Single by Lee Ann Womack

from the album The Way I'm Livin'
- Released: May 22, 2014
- Genre: Country
- Length: 3:44
- Label: Caroline; Sugar Hill;
- Songwriter: Adam Wright
- Producers: Chuck Ainlay; Frank Liddell; Glenn Worf;

Lee Ann Womack singles chronology
| "There Is a God" (2009) | "The Way I'm Livin'" (2014) | "Send It on Down" (2015) |

= The Way I'm Livin' (song) =

"The Way I'm Livin'" is a song written by Adam Wright and originally recorded by The Wrights as "The Way That I'm Living" for their 2010 album Red and Yellow, Blue and Green. It was later recorded by American country music artist Lee Ann Womack. It was issued as the lead single to her studio album, also titled The Way I'm Livin', in May 2014 via Sugar Hill Records and Caroline Records. Despite having little commercial success, the song received positive reviews from critics.

==Background and content==
In 2012, Lee Ann Womack parted ways with her long-time record label, MCA Records Nashville. She then signed with the independent label, Sugar Hill Records. At the new label, she cut the title track to her upcoming studio album. "The Way I'm Livin'" was composed by Adam Wright, a Grammy-nominated songwriter, who previously wrote Alan Jackson's "So You Don't Have to Love Me Anymore."

In an interview with the Wall Street Journal, Womack recalled hearing the song for the first time and her initial reaction: "Real roots music, whether it's country or bluegrass, the blues, even rock, is about hitting a nerve. You can't not react. It's not an easy thing to do, but man, this song hit me the first time I heard it, and it hits me every time I sing it, hear it or even think about it." "The Way I'm Livin'" was recorded in sessions held in four different studios, three of which were located in Nashville, Tennessee. The sessions were produced by Chuck Ainlay, Frank Liddell and Glenn Worf.

==Critical reception==
"The Way I'm Livin'" received positive reviews from critics following its release. Sounds Like Nashville called the song a "scalding psychic meltdown of a lost soul, banging on the rocks and not sure they want any better." Writers also compared its musical sound to that of her previous single, "Does My Ring Burn Your Finger." Chuck Dauphin of Billboard magazine praised Womack's voice on the song, commenting, "At the end of the day, you realize that nobody sings about the dark end of the street better than Womack." Jonathan Keefe of Country Universe praised the song's writing and Womack's vocal delivery.

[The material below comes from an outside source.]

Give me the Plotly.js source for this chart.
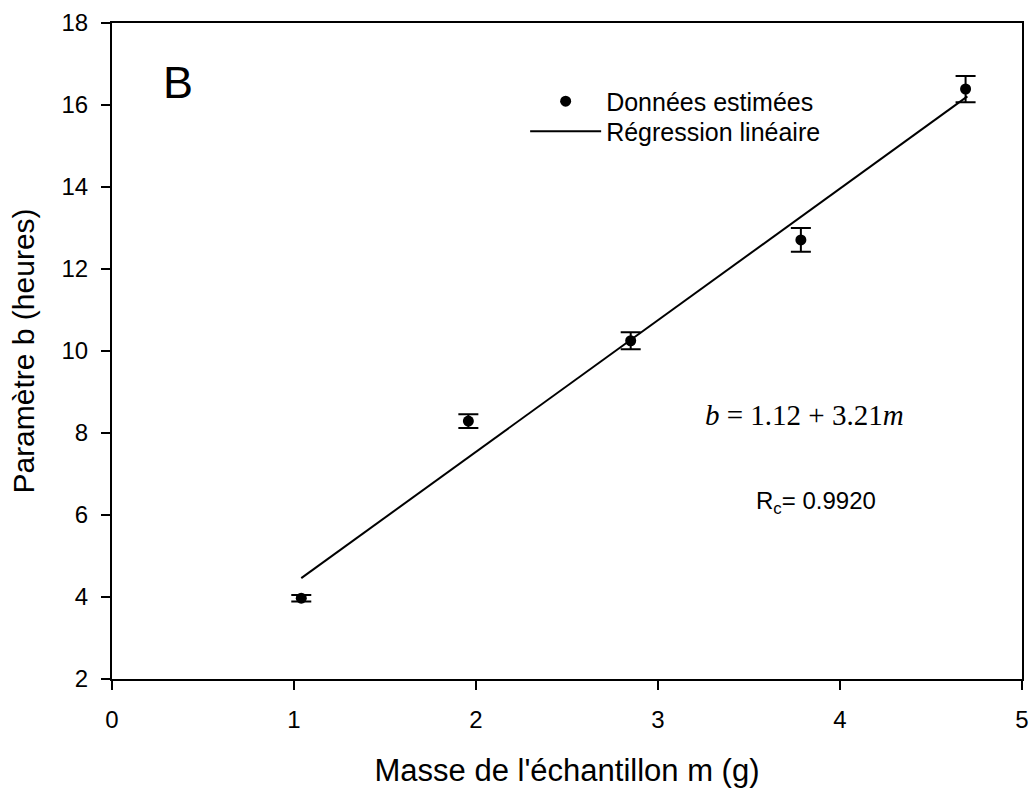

==Release and music video==
"The Way I'm Livin'" was released as a single via Caroline Records and Sugar Hill Records. It debuted on May 22, 2014. On the song debuted on the website of the Wall Street Journal on May 22, 2014. "The Way I'm Livin'" did reach any charting positions on a Billboard list. It was Womack's first single release in her career to miss any Billboard chart publication. On September 23, 2014, Womack's album of the same name was released. The song was included as the third track on the album. A music video was released for the song several months later that was directed by Roger Pistole.